[Exercise description]:
Any pictures in the records below should be skipped; write out everything else exactly.

[Extracted data entries]:
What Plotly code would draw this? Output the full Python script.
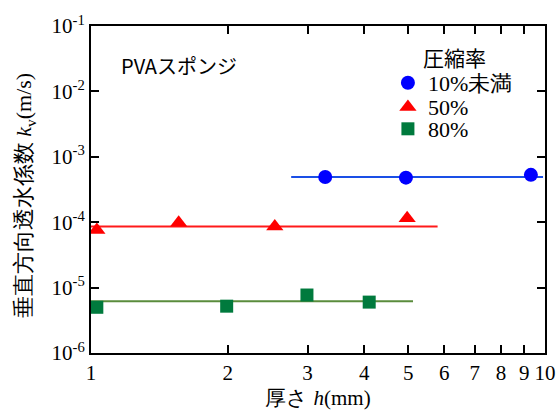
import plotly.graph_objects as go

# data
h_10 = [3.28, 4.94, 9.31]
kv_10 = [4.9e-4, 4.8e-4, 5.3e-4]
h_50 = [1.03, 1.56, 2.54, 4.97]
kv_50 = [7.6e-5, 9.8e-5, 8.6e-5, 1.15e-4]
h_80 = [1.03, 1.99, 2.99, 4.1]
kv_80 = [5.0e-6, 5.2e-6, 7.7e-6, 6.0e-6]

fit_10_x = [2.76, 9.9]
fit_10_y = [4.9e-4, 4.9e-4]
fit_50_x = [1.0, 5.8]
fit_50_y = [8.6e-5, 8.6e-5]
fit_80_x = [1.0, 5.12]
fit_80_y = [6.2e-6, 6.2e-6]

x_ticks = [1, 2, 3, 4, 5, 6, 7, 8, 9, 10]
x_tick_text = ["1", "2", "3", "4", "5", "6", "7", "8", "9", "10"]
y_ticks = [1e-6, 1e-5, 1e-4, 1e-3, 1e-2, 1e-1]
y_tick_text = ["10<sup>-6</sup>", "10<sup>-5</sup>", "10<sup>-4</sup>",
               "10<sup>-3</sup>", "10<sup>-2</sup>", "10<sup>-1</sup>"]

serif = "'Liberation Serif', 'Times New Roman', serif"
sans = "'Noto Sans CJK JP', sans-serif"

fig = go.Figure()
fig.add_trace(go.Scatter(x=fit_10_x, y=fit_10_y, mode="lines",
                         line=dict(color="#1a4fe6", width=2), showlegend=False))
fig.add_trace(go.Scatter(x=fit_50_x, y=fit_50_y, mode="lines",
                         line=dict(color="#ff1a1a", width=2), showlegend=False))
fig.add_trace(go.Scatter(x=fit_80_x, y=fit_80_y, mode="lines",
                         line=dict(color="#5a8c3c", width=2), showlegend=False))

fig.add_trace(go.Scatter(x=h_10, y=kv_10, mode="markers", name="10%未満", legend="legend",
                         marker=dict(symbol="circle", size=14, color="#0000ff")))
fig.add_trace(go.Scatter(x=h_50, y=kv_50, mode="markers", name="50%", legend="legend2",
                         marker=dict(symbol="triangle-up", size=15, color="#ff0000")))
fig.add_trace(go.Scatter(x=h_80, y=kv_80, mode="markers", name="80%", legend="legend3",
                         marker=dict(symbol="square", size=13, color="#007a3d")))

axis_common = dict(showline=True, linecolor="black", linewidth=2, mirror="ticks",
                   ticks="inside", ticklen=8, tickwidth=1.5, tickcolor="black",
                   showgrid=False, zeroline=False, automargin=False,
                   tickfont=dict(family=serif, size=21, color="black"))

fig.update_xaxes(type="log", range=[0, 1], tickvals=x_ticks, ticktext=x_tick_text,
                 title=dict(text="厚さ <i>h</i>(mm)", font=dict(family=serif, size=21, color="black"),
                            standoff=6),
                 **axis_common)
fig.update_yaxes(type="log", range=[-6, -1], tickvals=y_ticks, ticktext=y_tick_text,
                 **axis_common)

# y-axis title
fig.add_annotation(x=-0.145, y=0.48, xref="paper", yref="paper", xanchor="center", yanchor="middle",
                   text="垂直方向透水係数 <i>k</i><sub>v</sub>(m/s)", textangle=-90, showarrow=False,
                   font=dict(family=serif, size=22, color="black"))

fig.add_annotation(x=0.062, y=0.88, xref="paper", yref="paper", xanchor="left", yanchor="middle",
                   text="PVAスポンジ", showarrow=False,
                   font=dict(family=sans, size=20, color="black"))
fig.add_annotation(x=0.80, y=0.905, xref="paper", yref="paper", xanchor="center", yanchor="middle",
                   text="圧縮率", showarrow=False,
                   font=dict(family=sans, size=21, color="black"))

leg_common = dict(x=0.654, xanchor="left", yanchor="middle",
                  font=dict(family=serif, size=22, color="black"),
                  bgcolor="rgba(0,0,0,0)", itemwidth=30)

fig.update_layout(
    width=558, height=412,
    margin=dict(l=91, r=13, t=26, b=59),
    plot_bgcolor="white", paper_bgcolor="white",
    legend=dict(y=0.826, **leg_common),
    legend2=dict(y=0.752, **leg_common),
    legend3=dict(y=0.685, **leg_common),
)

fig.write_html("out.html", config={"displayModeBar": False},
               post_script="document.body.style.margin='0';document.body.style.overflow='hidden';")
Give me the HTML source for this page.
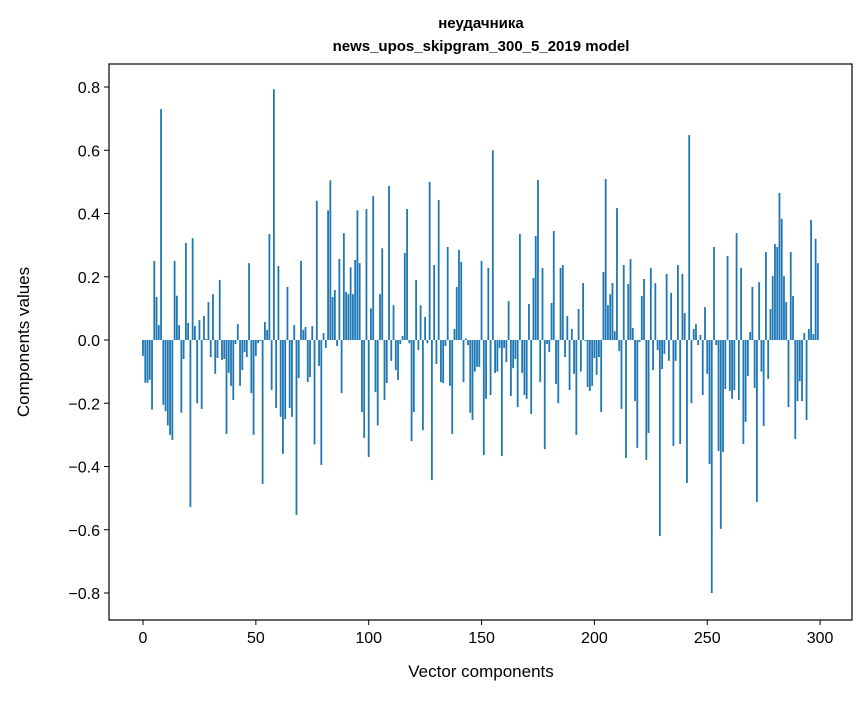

[The result]:
What Plotly code would draw this? Output the full Python script.
import plotly.graph_objects as go

# data
h_10 = [3.28, 4.94, 9.31]
kv_10 = [4.9e-4, 4.8e-4, 5.3e-4]
h_50 = [1.03, 1.56, 2.54, 4.97]
kv_50 = [7.6e-5, 9.8e-5, 8.6e-5, 1.15e-4]
h_80 = [1.03, 1.99, 2.99, 4.1]
kv_80 = [5.0e-6, 5.2e-6, 7.7e-6, 6.0e-6]

fit_10_x = [2.76, 9.9]
fit_10_y = [4.9e-4, 4.9e-4]
fit_50_x = [1.0, 5.8]
fit_50_y = [8.6e-5, 8.6e-5]
fit_80_x = [1.0, 5.12]
fit_80_y = [6.2e-6, 6.2e-6]

x_ticks = [1, 2, 3, 4, 5, 6, 7, 8, 9, 10]
x_tick_text = ["1", "2", "3", "4", "5", "6", "7", "8", "9", "10"]
y_ticks = [1e-6, 1e-5, 1e-4, 1e-3, 1e-2, 1e-1]
y_tick_text = ["10<sup>-6</sup>", "10<sup>-5</sup>", "10<sup>-4</sup>",
               "10<sup>-3</sup>", "10<sup>-2</sup>", "10<sup>-1</sup>"]

serif = "'Liberation Serif', 'Times New Roman', serif"
sans = "'Noto Sans CJK JP', sans-serif"

fig = go.Figure()
fig.add_trace(go.Scatter(x=fit_10_x, y=fit_10_y, mode="lines",
                         line=dict(color="#1a4fe6", width=2), showlegend=False))
fig.add_trace(go.Scatter(x=fit_50_x, y=fit_50_y, mode="lines",
                         line=dict(color="#ff1a1a", width=2), showlegend=False))
fig.add_trace(go.Scatter(x=fit_80_x, y=fit_80_y, mode="lines",
                         line=dict(color="#5a8c3c", width=2), showlegend=False))

fig.add_trace(go.Scatter(x=h_10, y=kv_10, mode="markers", name="10%未満", legend="legend",
                         marker=dict(symbol="circle", size=14, color="#0000ff")))
fig.add_trace(go.Scatter(x=h_50, y=kv_50, mode="markers", name="50%", legend="legend2",
                         marker=dict(symbol="triangle-up", size=15, color="#ff0000")))
fig.add_trace(go.Scatter(x=h_80, y=kv_80, mode="markers", name="80%", legend="legend3",
                         marker=dict(symbol="square", size=13, color="#007a3d")))

axis_common = dict(showline=True, linecolor="black", linewidth=2, mirror="ticks",
                   ticks="inside", ticklen=8, tickwidth=1.5, tickcolor="black",
                   showgrid=False, zeroline=False, automargin=False,
                   tickfont=dict(family=serif, size=21, color="black"))

fig.update_xaxes(type="log", range=[0, 1], tickvals=x_ticks, ticktext=x_tick_text,
                 title=dict(text="厚さ <i>h</i>(mm)", font=dict(family=serif, size=21, color="black"),
                            standoff=6),
                 **axis_common)
fig.update_yaxes(type="log", range=[-6, -1], tickvals=y_ticks, ticktext=y_tick_text,
                 **axis_common)

# y-axis title
fig.add_annotation(x=-0.145, y=0.48, xref="paper", yref="paper", xanchor="center", yanchor="middle",
                   text="垂直方向透水係数 <i>k</i><sub>v</sub>(m/s)", textangle=-90, showarrow=False,
                   font=dict(family=serif, size=22, color="black"))

fig.add_annotation(x=0.062, y=0.88, xref="paper", yref="paper", xanchor="left", yanchor="middle",
                   text="PVAスポンジ", showarrow=False,
                   font=dict(family=sans, size=20, color="black"))
fig.add_annotation(x=0.80, y=0.905, xref="paper", yref="paper", xanchor="center", yanchor="middle",
                   text="圧縮率", showarrow=False,
                   font=dict(family=sans, size=21, color="black"))

leg_common = dict(x=0.654, xanchor="left", yanchor="middle",
                  font=dict(family=serif, size=22, color="black"),
                  bgcolor="rgba(0,0,0,0)", itemwidth=30)

fig.update_layout(
    width=558, height=412,
    margin=dict(l=91, r=13, t=26, b=59),
    plot_bgcolor="white", paper_bgcolor="white",
    legend=dict(y=0.826, **leg_common),
    legend2=dict(y=0.752, **leg_common),
    legend3=dict(y=0.685, **leg_common),
)

fig.write_html("out.html", config={"displayModeBar": False},
               post_script="document.body.style.margin='0';document.body.style.overflow='hidden';")
Give me the HTML source for this page.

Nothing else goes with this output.